- Provided information
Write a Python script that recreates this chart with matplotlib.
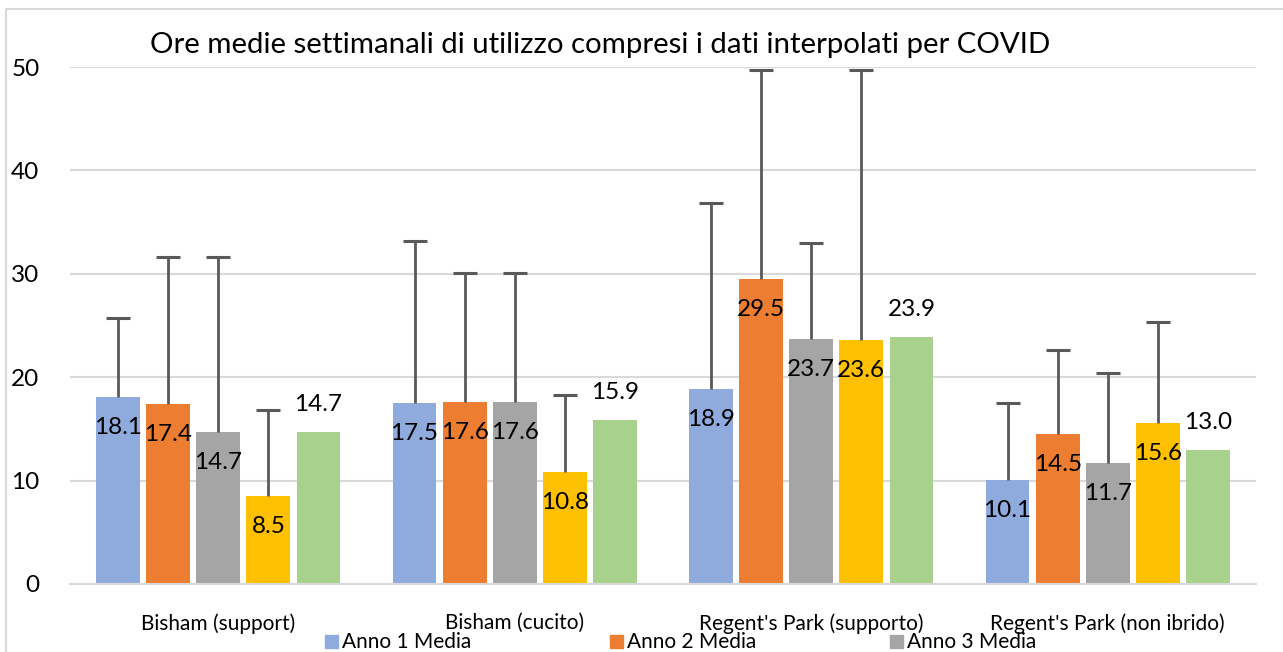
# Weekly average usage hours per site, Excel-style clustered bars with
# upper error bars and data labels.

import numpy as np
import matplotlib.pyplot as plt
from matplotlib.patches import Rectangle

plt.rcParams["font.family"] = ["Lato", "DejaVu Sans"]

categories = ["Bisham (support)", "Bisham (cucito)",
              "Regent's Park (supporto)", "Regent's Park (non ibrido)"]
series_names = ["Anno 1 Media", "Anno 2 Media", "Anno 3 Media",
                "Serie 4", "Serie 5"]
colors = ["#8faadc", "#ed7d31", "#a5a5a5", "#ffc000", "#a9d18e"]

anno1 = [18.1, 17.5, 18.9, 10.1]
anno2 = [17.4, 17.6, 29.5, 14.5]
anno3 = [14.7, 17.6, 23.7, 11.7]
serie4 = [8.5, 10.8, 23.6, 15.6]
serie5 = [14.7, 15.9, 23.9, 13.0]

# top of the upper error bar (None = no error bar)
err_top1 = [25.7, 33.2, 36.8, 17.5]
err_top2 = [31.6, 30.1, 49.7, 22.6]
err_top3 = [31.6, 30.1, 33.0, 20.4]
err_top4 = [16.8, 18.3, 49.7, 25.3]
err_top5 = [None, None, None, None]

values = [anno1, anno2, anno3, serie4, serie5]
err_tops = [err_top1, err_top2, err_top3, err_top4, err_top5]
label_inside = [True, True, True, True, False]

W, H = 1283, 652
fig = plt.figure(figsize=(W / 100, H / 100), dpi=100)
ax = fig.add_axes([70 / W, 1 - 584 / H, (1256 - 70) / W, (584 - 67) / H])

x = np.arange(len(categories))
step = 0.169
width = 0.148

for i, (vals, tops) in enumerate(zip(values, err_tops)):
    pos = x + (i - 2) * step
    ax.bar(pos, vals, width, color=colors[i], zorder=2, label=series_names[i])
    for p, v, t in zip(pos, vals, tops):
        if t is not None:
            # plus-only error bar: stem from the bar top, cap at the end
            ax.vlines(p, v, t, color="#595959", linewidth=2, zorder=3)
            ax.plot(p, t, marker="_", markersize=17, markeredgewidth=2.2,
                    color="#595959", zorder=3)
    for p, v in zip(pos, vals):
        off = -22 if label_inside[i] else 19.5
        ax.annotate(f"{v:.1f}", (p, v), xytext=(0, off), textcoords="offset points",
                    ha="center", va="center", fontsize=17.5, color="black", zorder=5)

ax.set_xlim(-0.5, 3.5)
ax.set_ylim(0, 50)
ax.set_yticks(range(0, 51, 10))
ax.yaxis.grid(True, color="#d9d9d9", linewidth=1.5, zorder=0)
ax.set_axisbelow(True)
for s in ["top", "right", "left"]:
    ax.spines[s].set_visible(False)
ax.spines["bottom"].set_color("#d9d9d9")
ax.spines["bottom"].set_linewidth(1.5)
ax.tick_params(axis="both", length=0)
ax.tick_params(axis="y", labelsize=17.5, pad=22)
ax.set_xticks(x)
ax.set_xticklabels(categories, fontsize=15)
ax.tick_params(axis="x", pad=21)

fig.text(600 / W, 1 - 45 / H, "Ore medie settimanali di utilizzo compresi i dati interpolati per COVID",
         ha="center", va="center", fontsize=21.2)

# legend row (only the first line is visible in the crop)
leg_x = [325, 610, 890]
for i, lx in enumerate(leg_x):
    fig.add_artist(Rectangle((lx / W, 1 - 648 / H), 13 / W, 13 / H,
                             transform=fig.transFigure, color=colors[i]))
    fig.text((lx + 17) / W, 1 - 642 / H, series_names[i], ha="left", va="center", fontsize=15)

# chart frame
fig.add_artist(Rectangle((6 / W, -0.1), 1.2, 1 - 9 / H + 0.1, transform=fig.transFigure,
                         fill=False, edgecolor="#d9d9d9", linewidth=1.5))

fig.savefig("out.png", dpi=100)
* * *
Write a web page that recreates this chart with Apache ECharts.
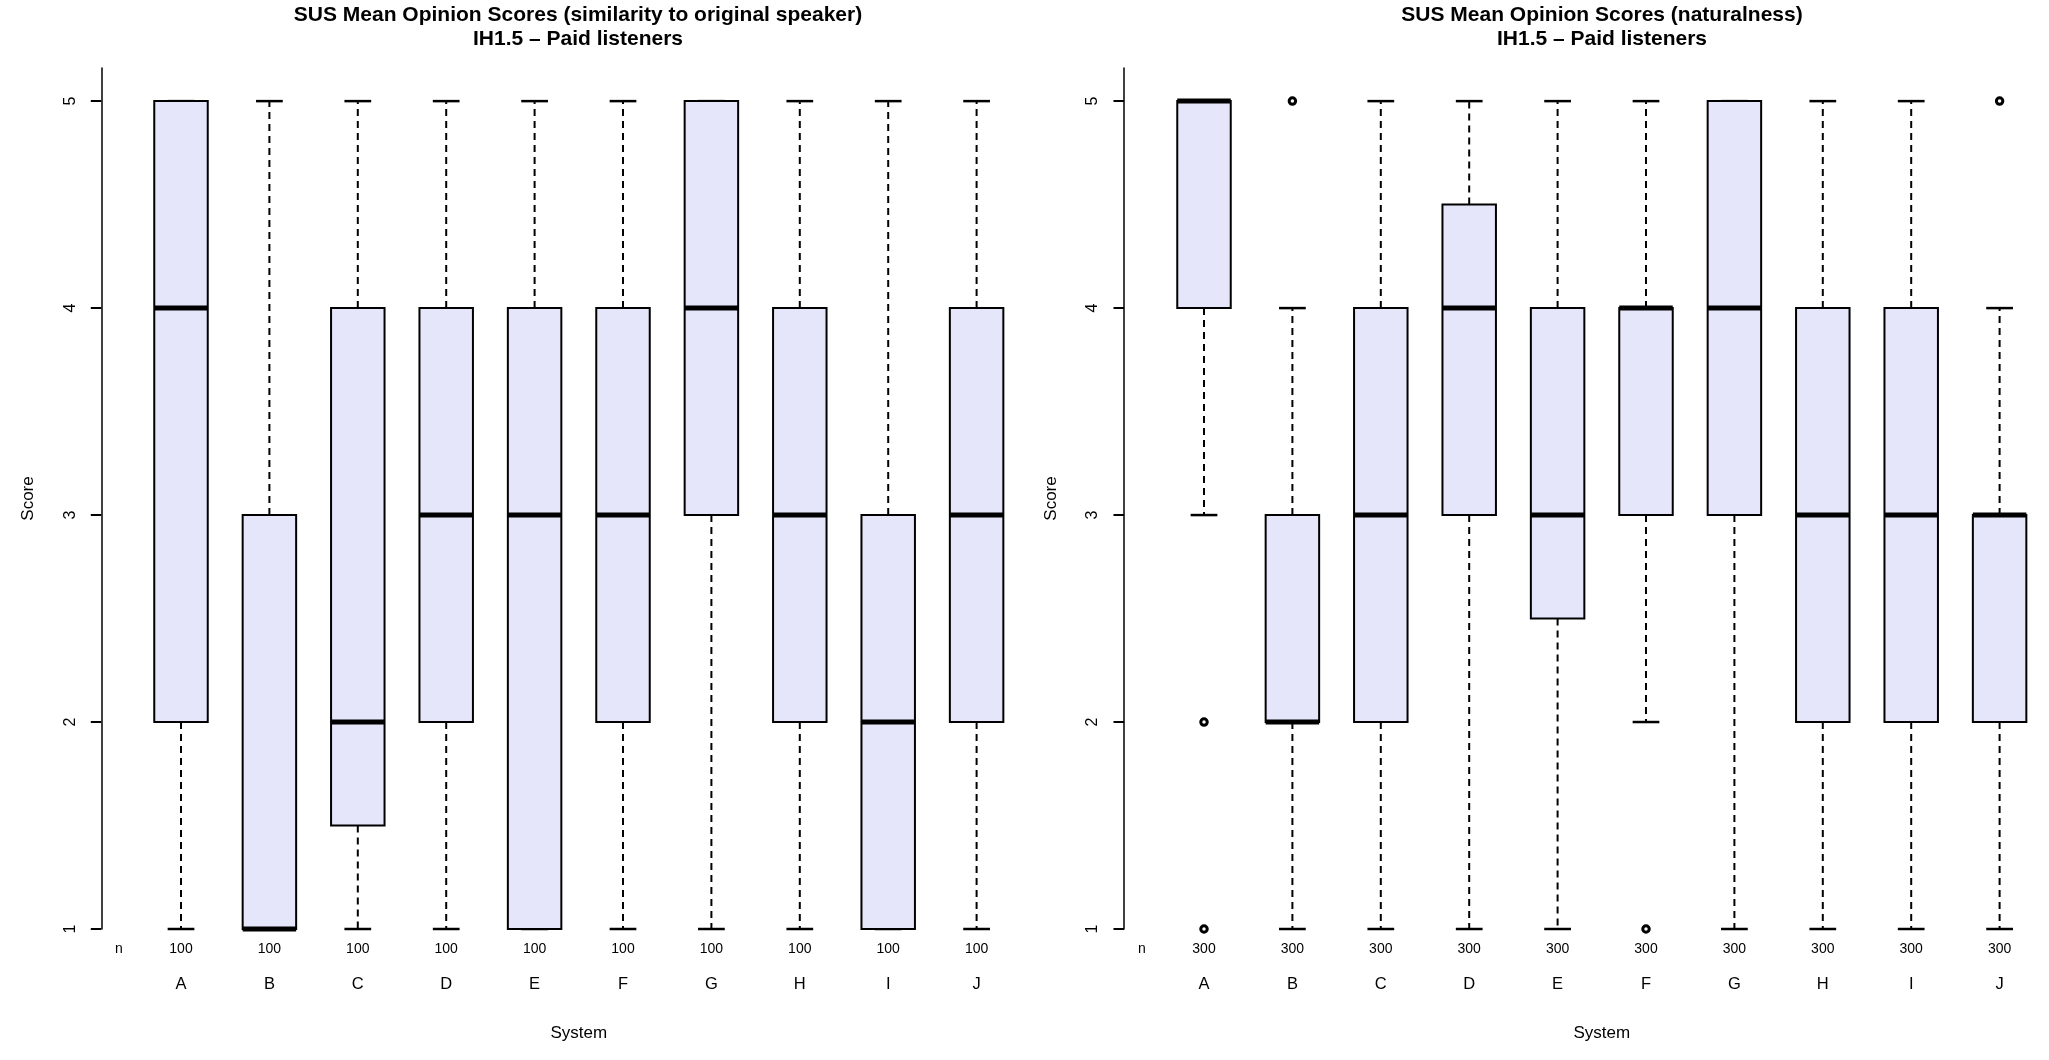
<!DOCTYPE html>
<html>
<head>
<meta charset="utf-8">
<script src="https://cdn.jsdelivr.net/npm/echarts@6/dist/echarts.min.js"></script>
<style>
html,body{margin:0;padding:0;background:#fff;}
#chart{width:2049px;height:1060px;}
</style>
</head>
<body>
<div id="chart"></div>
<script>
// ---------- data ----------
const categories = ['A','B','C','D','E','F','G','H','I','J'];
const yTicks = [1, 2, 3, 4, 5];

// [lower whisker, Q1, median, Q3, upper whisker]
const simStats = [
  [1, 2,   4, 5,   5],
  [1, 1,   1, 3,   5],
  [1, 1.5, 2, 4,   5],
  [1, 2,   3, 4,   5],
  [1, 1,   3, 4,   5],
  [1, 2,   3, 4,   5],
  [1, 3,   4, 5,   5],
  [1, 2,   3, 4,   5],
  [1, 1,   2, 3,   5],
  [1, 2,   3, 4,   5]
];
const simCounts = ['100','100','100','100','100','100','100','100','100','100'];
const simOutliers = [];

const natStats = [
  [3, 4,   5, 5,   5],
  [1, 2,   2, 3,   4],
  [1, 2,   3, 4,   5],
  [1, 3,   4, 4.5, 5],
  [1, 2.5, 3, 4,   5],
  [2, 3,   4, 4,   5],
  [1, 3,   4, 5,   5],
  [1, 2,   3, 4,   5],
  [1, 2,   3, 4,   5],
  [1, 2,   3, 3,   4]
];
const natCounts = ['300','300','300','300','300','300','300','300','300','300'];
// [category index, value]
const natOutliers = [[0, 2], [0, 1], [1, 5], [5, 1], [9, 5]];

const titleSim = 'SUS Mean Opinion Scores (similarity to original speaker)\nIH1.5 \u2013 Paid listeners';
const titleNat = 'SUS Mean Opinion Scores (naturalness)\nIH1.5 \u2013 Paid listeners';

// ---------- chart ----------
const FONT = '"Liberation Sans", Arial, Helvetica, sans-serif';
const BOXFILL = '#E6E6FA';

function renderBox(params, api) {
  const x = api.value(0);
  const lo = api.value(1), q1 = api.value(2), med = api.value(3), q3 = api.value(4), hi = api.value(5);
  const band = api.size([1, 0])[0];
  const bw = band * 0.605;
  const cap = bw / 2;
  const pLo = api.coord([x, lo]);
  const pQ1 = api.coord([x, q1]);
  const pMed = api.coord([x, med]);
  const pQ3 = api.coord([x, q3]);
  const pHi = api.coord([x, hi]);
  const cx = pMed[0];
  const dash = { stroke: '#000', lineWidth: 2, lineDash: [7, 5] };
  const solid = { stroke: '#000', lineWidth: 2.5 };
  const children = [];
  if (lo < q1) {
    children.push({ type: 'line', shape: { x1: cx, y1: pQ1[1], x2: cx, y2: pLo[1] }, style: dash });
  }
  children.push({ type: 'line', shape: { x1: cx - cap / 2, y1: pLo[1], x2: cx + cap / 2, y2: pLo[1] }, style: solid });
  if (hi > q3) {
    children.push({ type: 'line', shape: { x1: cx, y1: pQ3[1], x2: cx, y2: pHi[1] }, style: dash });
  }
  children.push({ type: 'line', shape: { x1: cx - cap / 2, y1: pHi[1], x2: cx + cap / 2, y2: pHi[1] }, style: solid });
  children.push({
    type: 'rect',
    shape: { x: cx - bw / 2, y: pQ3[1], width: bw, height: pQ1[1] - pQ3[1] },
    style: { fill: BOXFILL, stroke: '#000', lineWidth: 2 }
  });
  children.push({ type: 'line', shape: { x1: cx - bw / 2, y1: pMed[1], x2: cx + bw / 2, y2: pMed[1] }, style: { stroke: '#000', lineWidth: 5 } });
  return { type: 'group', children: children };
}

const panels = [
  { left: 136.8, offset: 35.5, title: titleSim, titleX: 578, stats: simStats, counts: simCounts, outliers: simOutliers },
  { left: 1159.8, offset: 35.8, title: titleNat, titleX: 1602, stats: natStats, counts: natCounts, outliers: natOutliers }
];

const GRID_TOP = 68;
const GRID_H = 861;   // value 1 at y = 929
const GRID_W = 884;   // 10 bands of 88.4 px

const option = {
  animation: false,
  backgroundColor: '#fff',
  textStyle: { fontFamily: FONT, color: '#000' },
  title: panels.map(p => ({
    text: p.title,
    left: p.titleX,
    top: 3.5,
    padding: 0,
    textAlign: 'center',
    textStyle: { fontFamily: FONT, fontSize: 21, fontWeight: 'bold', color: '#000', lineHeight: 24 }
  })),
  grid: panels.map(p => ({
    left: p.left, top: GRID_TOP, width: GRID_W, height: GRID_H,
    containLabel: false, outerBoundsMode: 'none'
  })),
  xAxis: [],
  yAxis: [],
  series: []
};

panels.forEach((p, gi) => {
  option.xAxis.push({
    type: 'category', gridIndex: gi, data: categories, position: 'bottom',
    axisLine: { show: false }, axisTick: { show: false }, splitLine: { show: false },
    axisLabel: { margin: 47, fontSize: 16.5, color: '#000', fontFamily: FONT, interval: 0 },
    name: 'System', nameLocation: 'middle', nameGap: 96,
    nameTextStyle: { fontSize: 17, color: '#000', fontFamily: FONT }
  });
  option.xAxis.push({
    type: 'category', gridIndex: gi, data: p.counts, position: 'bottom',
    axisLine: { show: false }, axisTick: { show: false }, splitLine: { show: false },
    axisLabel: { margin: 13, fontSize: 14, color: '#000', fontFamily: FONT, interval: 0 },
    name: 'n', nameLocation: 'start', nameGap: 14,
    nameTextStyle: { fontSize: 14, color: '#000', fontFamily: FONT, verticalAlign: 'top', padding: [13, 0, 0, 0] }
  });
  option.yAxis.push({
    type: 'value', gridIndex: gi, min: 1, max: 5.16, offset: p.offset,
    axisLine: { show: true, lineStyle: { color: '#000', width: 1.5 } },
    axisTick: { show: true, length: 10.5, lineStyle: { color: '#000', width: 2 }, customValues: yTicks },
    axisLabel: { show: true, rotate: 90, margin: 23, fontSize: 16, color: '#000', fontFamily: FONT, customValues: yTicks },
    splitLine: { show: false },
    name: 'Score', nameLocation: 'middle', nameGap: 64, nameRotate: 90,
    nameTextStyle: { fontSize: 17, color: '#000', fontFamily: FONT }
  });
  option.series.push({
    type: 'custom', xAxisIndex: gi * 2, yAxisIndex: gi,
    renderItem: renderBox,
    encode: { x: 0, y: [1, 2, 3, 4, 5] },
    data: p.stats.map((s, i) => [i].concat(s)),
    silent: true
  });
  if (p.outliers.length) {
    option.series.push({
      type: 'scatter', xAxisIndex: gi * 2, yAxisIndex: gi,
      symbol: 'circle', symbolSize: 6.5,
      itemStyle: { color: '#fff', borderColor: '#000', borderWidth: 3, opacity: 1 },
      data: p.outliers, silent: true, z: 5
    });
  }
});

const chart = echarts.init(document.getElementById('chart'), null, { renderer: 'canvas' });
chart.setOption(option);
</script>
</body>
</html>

- Instruction
Make an exact copy of the lines from the one containing "Write a web" to the one containing "const yTicks = [1, 2, 3, 4, 5];", keeping both and leaving out every picture.

- Exercise output
Write a web page that recreates this chart with Apache ECharts.
<!DOCTYPE html>
<html>
<head>
<meta charset="utf-8">
<script src="https://cdn.jsdelivr.net/npm/echarts@6/dist/echarts.min.js"></script>
<style>
html,body{margin:0;padding:0;background:#fff;}
#chart{width:2049px;height:1060px;}
</style>
</head>
<body>
<div id="chart"></div>
<script>
// ---------- data ----------
const categories = ['A','B','C','D','E','F','G','H','I','J'];
const yTicks = [1, 2, 3, 4, 5];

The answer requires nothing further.